Ao acessar estudos da pesquisadora Carô Murgel descobriu que havia um empenho sistêmico da sociedade para invisibilizar compositoras, historicamente tratadas como “autores desconhecidos” ou “amadores” em partituras ou cartazes de shows.
“O Sonora veio para enaltecer esse debate sobre a desigualdade de gênero e dizer que nós existimos. Por mais que estejamos no século 21 ainda somos muitos diminuídas, por isso a importância de uma mostra como essa”, afirma.
Ouça Larissa Baq:
Diálogo com o silêncio
“A gente devia parar todo dia e ver o pôr-do-sol”, da obra “Quiça”, reafirma a leveza com que a musicista experimenta o mundo.

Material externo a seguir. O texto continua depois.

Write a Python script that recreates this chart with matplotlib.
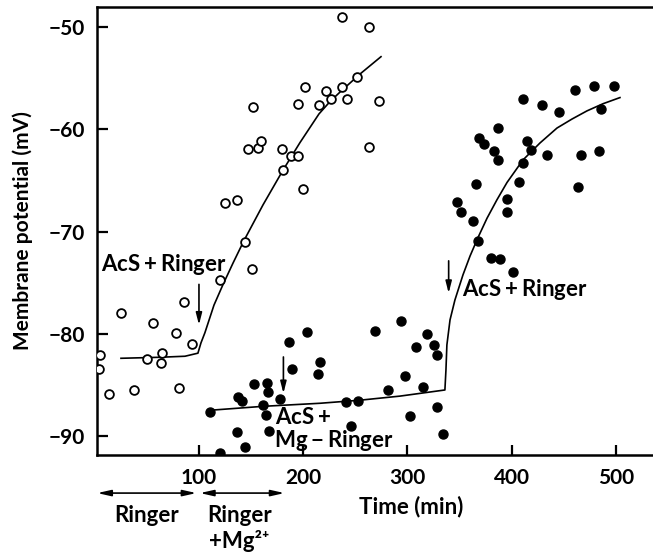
import matplotlib
matplotlib.use("Agg")
import matplotlib.pyplot as plt
import matplotlib.transforms as mtransforms

plt.rcParams['font.family'] = ['Lato', 'DejaVu Sans']
plt.rcParams['font.weight'] = 'bold'

# Open circles: Ringer, then AcS + Ringer
open_t = [5.0, 4.1, 13.7, 25.2, 37.7, 50.1, 55.9, 63.6, 64.5, 77.9, 80.8, 85.6, 93.3,
          120.1, 124.9, 136.4, 144.1, 150.8, 147.0, 151.8, 156.6, 159.5, 179.6, 180.6,
          188.2, 194.9, 199.7, 194.9, 201.6, 215.1, 221.8, 226.6, 237.2, 242.0, 251.5,
          237.2, 263.1, 272.7, 263.1]
open_v = [-82.1, -83.4, -85.9, -78.0, -85.5, -82.5, -78.9, -82.9, -81.9, -79.9, -85.3, -76.9, -81.0,
          -74.7, -67.2, -66.9, -71.0, -73.7, -61.9, -57.8, -61.8, -61.1, -61.9, -64.0,
          -62.6, -62.6, -65.8, -57.5, -55.9, -57.6, -56.3, -57.0, -55.9, -57.0, -54.9,
          -49.0, -50.0, -57.2, -61.7]

# Filled circles: Ringer + Mg, AcS + Mg-Ringer, then AcS + Ringer
fill_t = [110.6, 120.1, 136.4, 144.1, 137.4, 141.2, 152.7, 165.2, 166.2, 161.4, 164.3, 167.1,
          177.7, 186.3, 189.2, 203.6, 216.1, 214.1, 241.0, 252.5, 245.8, 268.8, 293.7, 281.3,
          297.6, 302.4, 308.1, 318.7, 325.4, 328.3, 314.9, 328.3, 334.1,
          347.5, 351.3, 362.8, 367.6, 380.1, 388.7, 401.2, 365.7, 368.6, 373.4, 383.0, 386.8,
          386.8, 395.5, 395.5, 407.0, 410.8, 410.8, 414.6, 418.5, 429.0, 433.8, 445.3, 460.6,
          463.5, 466.4, 478.9, 483.7, 485.6, 498.1]
fill_v = [-87.7, -91.7, -89.6, -91.1, -86.2, -86.6, -84.9, -84.8, -85.7, -87.0, -87.9, -89.5,
          -86.4, -80.8, -83.4, -79.8, -82.8, -83.9, -86.7, -86.6, -89.0, -79.7, -78.8, -85.5,
          -84.1, -88.0, -81.3, -80.0, -81.1, -82.1, -85.2, -87.2, -89.8,
          -67.1, -68.1, -69.0, -70.9, -72.6, -72.7, -74.0, -65.4, -60.9, -61.4, -62.1, -63.0,
          -59.9, -66.8, -68.1, -65.2, -63.3, -57.0, -61.1, -62.0, -57.6, -62.5, -58.3, -56.2,
          -65.6, -62.5, -55.8, -62.1, -58.0, -55.8]

# Hand-drawn trend curves
open_curve_t = [25.2, 62.6, 86.6, 99.0, 101.9, 105.7, 114.4, 123.0, 132.6, 143.1, 161.4, 180.6,
                196.9, 215.1, 225.6, 235.3, 254.4, 274.6]
open_curve_v = [-82.4, -82.3, -82.2, -81.9, -80.9, -79.9, -77.2, -75.2, -73.1, -70.9, -67.4, -64.0,
                -61.3, -58.5, -57.3, -56.36, -54.6, -52.9]
fill_curve_t = [108.6, 161.4, 216.1, 254.4, 292.8, 335.9, 336.9, 337.8, 340.8, 345.5, 353.2,
                360.0, 367.6, 376.3, 385.8, 395.5, 410.8, 427.1, 443.4, 457.8, 472.2, 487.6, 503.8]
fill_curve_v = [-87.5, -87.1, -86.8, -86.5, -86.1, -85.5, -83.55, -81.1, -78.65, -76.7, -74.25,
                -72.4, -70.6, -68.7, -66.9, -65.2, -63.0, -61.34, -59.88, -59.0, -58.2, -57.5, -56.9]

x_ticks = [100, 200, 300, 400, 500]
y_ticks = [-50, -60, -70, -80, -90]

fig = plt.figure(figsize=(6.53, 5.54), dpi=100)
ax = fig.add_axes([97 / 653, 1 - 455 / 554, 1 - 97 / 653, 448 / 554])
ax.set_xlim(2.2, 535.5)
ax.set_ylim(-91.86, -48.04)

ax.plot(open_curve_t, open_curve_v, color='black', lw=1.2, zorder=2)
ax.plot(fill_curve_t, fill_curve_v, color='black', lw=1.2, zorder=2)
ax.plot(open_t, open_v, 'o', ms=6.3, mfc='white', mec='black', mew=1.3, zorder=3)
ax.plot(fill_t, fill_v, 'o', ms=6.5, mfc='black', mec='black', zorder=3)

for side in ['left', 'bottom', 'top']:
    ax.spines[side].set_linewidth(1.8)
ax.spines['right'].set_visible(False)

ax.set_xticks(x_ticks)
ax.set_yticks(y_ticks)
ax.tick_params(axis='both', direction='in', width=1.6, labelsize=15)
ax.tick_params(axis='y', length=8, pad=9)
ax.tick_params(axis='x', length=7, pad=9)
for lab in ax.get_xticklabels() + ax.get_yticklabels():
    lab.set_fontweight('bold')

ax.set_ylabel('Membrane potential (mV)', fontsize=15, fontweight='bold', labelpad=11)

arrow_kw = dict(arrowstyle='-|>,head_length=0.7,head_width=0.18', color='black', lw=1.2)
text_kw = dict(fontsize=16, fontweight='bold')

# Solution changes
ax.annotate('', xy=(100, -79.4), xytext=(100, -74.9), arrowprops=arrow_kw)
ax.text(6, -73.85, 'AcS$\\,$+$\\,$Ringer', ha='left', va='baseline', **text_kw)

ax.annotate('', xy=(181, -86.1), xytext=(181, -82.0), arrowprops=arrow_kw)
ax.text(173, -88.85, 'AcS$\\,$+', ha='left', va='baseline', **text_kw)
ax.text(172, -91.1, 'Mg$\\,$\u2212$\\,$Ringer', ha='left', va='baseline', **text_kw)

ax.annotate('', xy=(339.5, -76.3), xytext=(339.5, -72.6), arrowprops=arrow_kw)
ax.text(352.5, -76.3, 'AcS$\\,$+$\\,$Ringer', ha='left', va='baseline', **text_kw)

# Time axis title and perfusion periods below the axis
trans = mtransforms.blended_transform_factory(ax.transData, ax.transAxes)
ax.text(304, -0.116, 'Time (min)', transform=trans, ha='center', va='center',
        fontsize=16, fontweight='bold')

span_kw = dict(arrowstyle='<|-|>,head_length=0.8,head_width=0.18', color='black', lw=1.2,
               shrinkA=0, shrinkB=0)
ax.annotate('', xy=(2.5, -0.085), xytext=(97.5, -0.085), xycoords=trans, textcoords=trans,
            arrowprops=span_kw, annotation_clip=False)
ax.annotate('', xy=(101, -0.085), xytext=(182, -0.085), xycoords=trans, textcoords=trans,
            arrowprops=span_kw, annotation_clip=False)
ax.text(50, -0.135, 'Ringer', transform=trans, ha='center', va='center', **text_kw)
ax.text(139, -0.135, 'Ringer', transform=trans, ha='center', va='center', **text_kw)
ax.text(139, -0.192, '+Mg\u00b2\u207a', transform=trans, ha='center', va='center', **text_kw)

fig.savefig('out.png', dpi=100)
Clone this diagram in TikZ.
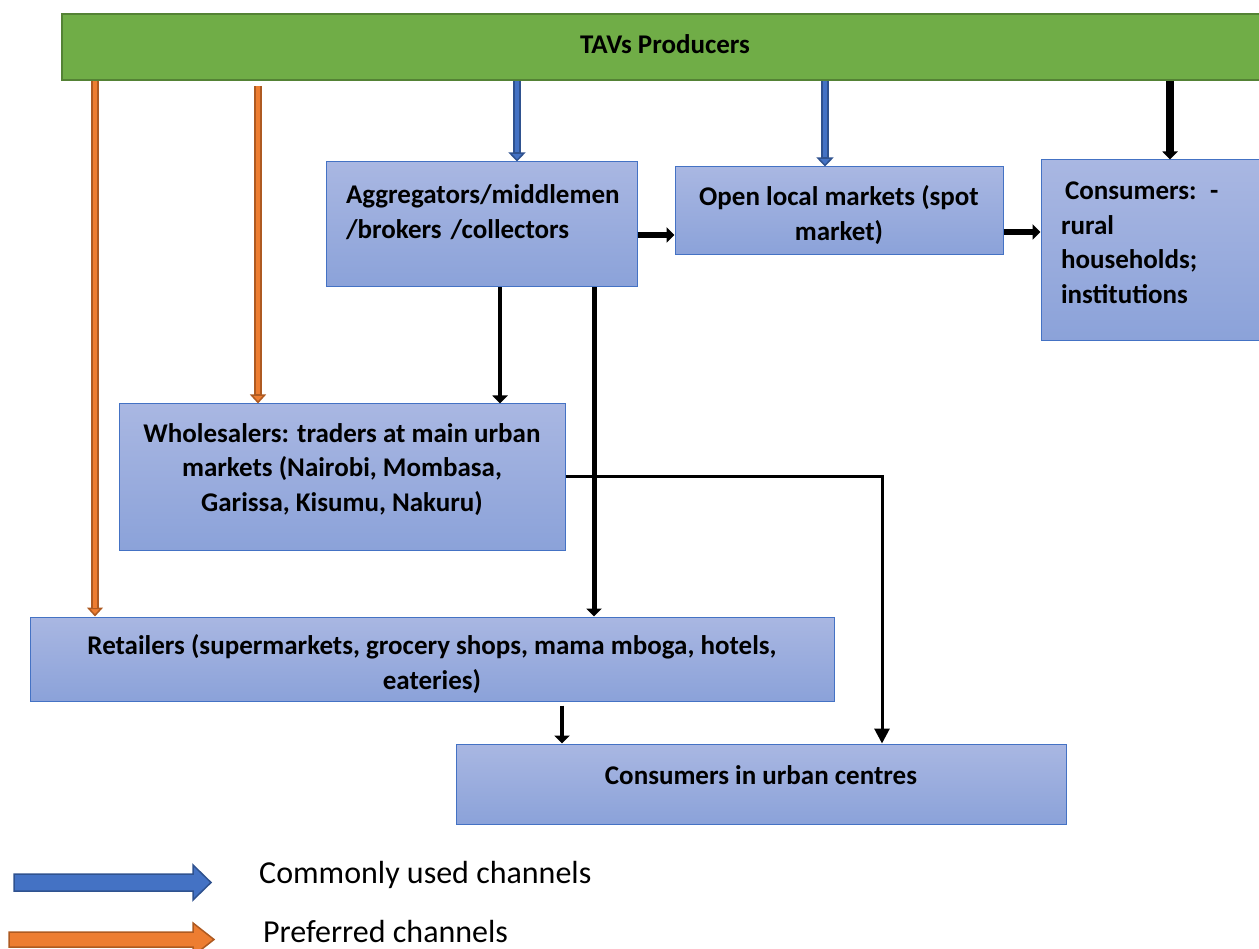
\documentclass[tikz,border=0pt]{standalone}
\usepackage{fontspec}
\setmainfont{Carlito}
\usetikzlibrary{arrows.meta,calc}
\definecolor{prodgreen}{HTML}{70AD47}
\definecolor{prodedge}{HTML}{548235}
\definecolor{boxtop}{HTML}{A9B7E2}
\definecolor{boxbot}{HTML}{8BA2D9}
\definecolor{boxedge}{HTML}{4472C4}
\definecolor{comblue}{HTML}{4472C4}
\definecolor{comedge}{HTML}{2F528F}
\definecolor{preforange}{HTML}{ED7D31}
\definecolor{prefedge}{HTML}{AE5A21}
% struts that nudge a node's text up (sink) or down (rise)
\newcommand{\sink}[1]{\rule[-#1]{0pt}{#1}}
\newcommand{\rise}[1]{\rule{0pt}{#1}}
\tikzset{
  producer/.style={draw=prodedge, line width=2pt, fill=prodgreen, inner sep=0pt,
    font=\bfseries\fontsize{27}{34.5}\selectfont},
  chan/.style={draw=boxedge, line width=1pt, top color=boxtop, bottom color=boxbot,
    align=center, inner sep=0pt, font=\bfseries\fontsize{27}{34.5}\selectfont},
  common/.style={draw=comedge, line width=8pt,
    -{Triangle[length=9pt,width=17pt,fill=comblue,line width=1.5pt]},
    postaction={draw=comblue, line width=4.5pt, -, shorten >=9pt}},
  pref/.style={draw=prefedge, line width=8pt,
    -{Triangle[length=9pt,width=16pt,fill=preforange,line width=1.5pt]},
    postaction={draw=preforange, line width=4pt, -, shorten >=9pt}},
  flow/.style={line width=#1, -{Triangle[length=8pt,width=15pt]}},
  route/.style={line width=3pt, -{Triangle[length=15pt,width=15pt]}},
  legend/.style={inner sep=0pt, font=\fontsize{32}{38}\selectfont}
}
\begin{document}
\begin{tikzpicture}[x=1pt,y=-1pt]
\useasboundingbox (0,0) rectangle (1259,949);
\node[producer, minimum width=1200pt, minimum height=66pt] (prod)
  at (662,47) {\hspace*{6pt}TAVs Producers\sink{6pt}};
\node[chan, align=left, text width=271pt, minimum width=311pt, minimum height=125pt] (agg)
  at (481.5,224.5) {Aggregators/middlemen\\/brokers /collectors\sink{26pt}};
\node[chan, minimum width=328pt, minimum height=88pt] (open)
  at (839,211) {\rise{28pt}Open local markets (spot\\market)};
\node[chan, align=left, text width=181pt, minimum width=221pt, minimum height=181pt] (rural)
  at (1151.5,250.5) {\hspace*{4pt}Consumers: -\\rural\\households;\\institutions\sink{16pt}};
\node[chan, minimum width=446pt, minimum height=146pt] (whole)
  at (342,477) {Wholesalers: traders at main urban\\markets (Nairobi, Mombasa,\\Garissa, Kisumu, Nakuru)\sink{19pt}};
\node[chan, minimum width=804pt, minimum height=84pt] (retail)
  at (432,659) {\rise{30pt}Retailers (supermarkets, grocery shops, mama mboga, hotels,\\eateries)};
\node[chan, minimum width=610pt, minimum height=80pt] (urban)
  at (761,784) {Consumers in urban centres\sink{18pt}};
% channels out of the producers
\draw[pref] (95,0 |- prod.south) -- (95,0 |- retail.north);
\draw[pref, shorten <=5pt] (258,0 |- prod.south) -- (258,0 |- whole.north);
\draw[common] (517,0 |- prod.south) -- (517,0 |- agg.north);
\draw[common] (825,0 |- prod.south) -- (825,0 |- open.north);
\draw[flow=8pt] (1170,0 |- prod.south) -- (1170,0 |- rural.north);
% onward flows
\draw[flow=6pt] (agg.east |- 0,235) -- (open.west |- 0,235);
\draw[flow=6pt] (open.east |- 0,232) -- (rural.west |- 0,232);
\draw[flow=4pt] (500,0 |- agg.south) -- (500,0 |- whole.north);
\draw[flow=5pt] (594,0 |- agg.south) -- (594,0 |- retail.north);
\draw[flow=4pt, shorten <=4pt] (562,0 |- retail.south) -- (562,0 |- urban.north);
\draw[route] (whole.east) -| (882,0 |- urban.north);
% legend
\draw[draw=comedge, fill=comblue, line width=1.5pt] (14,874) -- ++(179,0) -- ++(0,-9)
  -- ++(18,17.5) -- ++(-18,17.5) -- ++(0,-9) -- ++(-179,0) -- cycle;
\draw[draw=prefedge, fill=preforange, line width=1.5pt] (9,932) -- ++(184,0) -- ++(0,-9)
  -- ++(21,16.5) -- ++(-21,16.5) -- ++(0,-9) -- ++(-184,0) -- cycle;
\node[legend, anchor=base west] (comtext) at (259,883) {Commonly used channels};
\node[legend, anchor=base west] (preftext) at (263,942) {Preferred channels};
\end{tikzpicture}
\end{document}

Em suas letras, a compositora divaga sobre o amor romântico, a relação com o outro e as “querências” humanas e no som traz uma mistura de rock, jazz e ritmos brasileiros. Tímida, como se define, gosta de dialogar com o silêncio e de ficar sozinha com sua guitarra até que a composição comece a surgir. Diz que está em fase de maturar sua identidade enquanto compositora e instrumentista. Formada em audiovisual, começou a tocar em banda aos 14 anos. Depois de experimentar percussão, violão e trompete, dedicou-se a estudar de forma autodidata a guitarra por considerá-la um instrumento versátil. Neste mês e no próximo faz shows na Espanha, Portugal e França. Vai se apresentar em lugares onde há espaço para sua música, cujo estilo ela define como pop alternativo. “Há uma expectativa da comunidade brasileira no exterior de ouvir samba. Procuro tocar em lugares mais alternativos, onde o público não espere cover”, afirma. Larissa busca inspiração em compositoras como St. Vincent, Juana Molina, Ângela Rô Rô, Marisa Monte, Deh Mussolini, Maria Gadu, Céu, Isabela Moraes, Badi Assad, Alice Ruiz, Ana Paula da Silva e Tatiana Cobbett.
Sonora Floripa SC
Mais de 30 cantoras apresentam obras de compositoras que nasceram ou moram no estado, nos dias 18 e 19, das 20h às 23h, no Teatro Pedro Ivo. O Sonora Floripa SC conta ainda com fóruns temáticos sobre a representatividade das mulheres na cena musical, nos dias 20 e 21, das 17 às 22h, no Museu da Escola Catarinense (Mesc) e mostra de videoclipes e bate-papo com diretores, em 22, das 13h às 18h, na Fundação Cultural Badesc. No encerramento, um cortejo sonoro, com participação da banda Cores de Aidê, segue do jardim da fundação até a Praça XV. O público pode apoiar a realização do evento com uma contribuição na plataforma de financiamento coletivo Vakinha. Toda a programação é gratuita.